Trademarks covering cheese are at the heart of two lawsuits involving Kraft Foods Group, Inc. (“Kraft”). Kraft is the largest packaged-food company in the United States. It is second only to Nestlé in terms of world sales. Kraft is both a plaintiff and a defendant in pending lawsuits.
At the beginning of June, Saputo Cheese USA Inc. (“Saputo”) sued Kraft, alleging unauthorized use of the TOPPERS mark for Velveeta cheese products.
Specifically, Saputo brought the following claims against Kraft: (1) infringement of a federally registered trademark; (2) federal unfair competition and false designation of origin; (3) federal false advertising; (4) violation of the Uniform Deceptive Trade Practices Act under Illinois law; (5) common law trademark infringement; and (6) common law unfair competition. Saputo is one of the top three cheese manufacturers in the United States.
In another lawsuit, Kraft is the plaintiff, alleging that Cracker Barrel Old Country Store Inc. (“CBOCS”) and others intend to enter Kraft’s trade channels, and because their new, licensed food products under the CRACKER BARREL mark are highly related to Kraft’s cheese products under the identical CRACKER BARREL mark, an injunction should issue. Specifically, Kraft brought claims against CBOCS and the other defendants, including: (1) declaratory judgment that the CRACKER BARREL mark, if used in connection with the goods sold in retail food channels, will constitute trademark infringement; (2) declaratory judgment regarding unfair competition; and (3) unfair competition and unfair business practices contrary to the state and common laws of Illinois. Kraft wants a marketing license agreement between CBOCS and the John Morrell Food Group to be declared void because it violates its rights to the Cracker Barrel brand.

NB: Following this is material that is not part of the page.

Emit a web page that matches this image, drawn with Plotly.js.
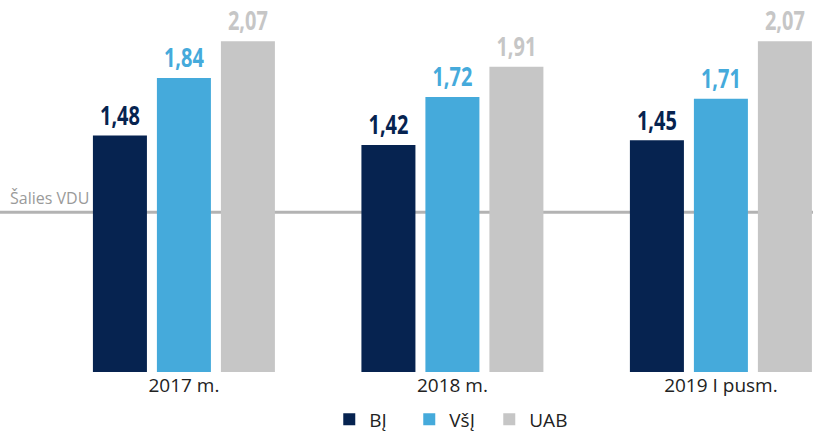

CBOCS brought a counterclaim alleging that it has federal registrations and is the presumed owner of valid trademarks with the exclusive right to use the CRACKER BARREL OLD COUNTRY STORE® marks and the CRACKER BARREL® marks on the products and services at issue in retail locations. Accordingly, it contends that Kraft’s complaint is without merit.
Kraft claims to have sold cheeses called “Cracker Barrel” since 1948 and has had a trademark registration with the United States Patent and Trademark Office since 1957. Its first “Cracker Barrel” trademark application was filed in 1950. The lawsuit arose after CBOCS announced a licensing agreement to sell “Cracker Barrel” branded items in grocery chains. In response, CBOCS countered that Kraft has not objected to its sale of products with the mark on the packaging for decades. Moreover, products from Cracker Barrel restaurants are now being sold in grocery stores. Cheese is not one of those products (at least not yet).
CBOCS has filed applications for a number of trademarks related to goods such as: a range of meat products, lemonade, muffin mix, oatmeal and fruit tea. Kraft is likely worried that Cracker Barrel will also file an application for the mark in connection with cheese.
Do you think Kraft will win one or both lawsuits?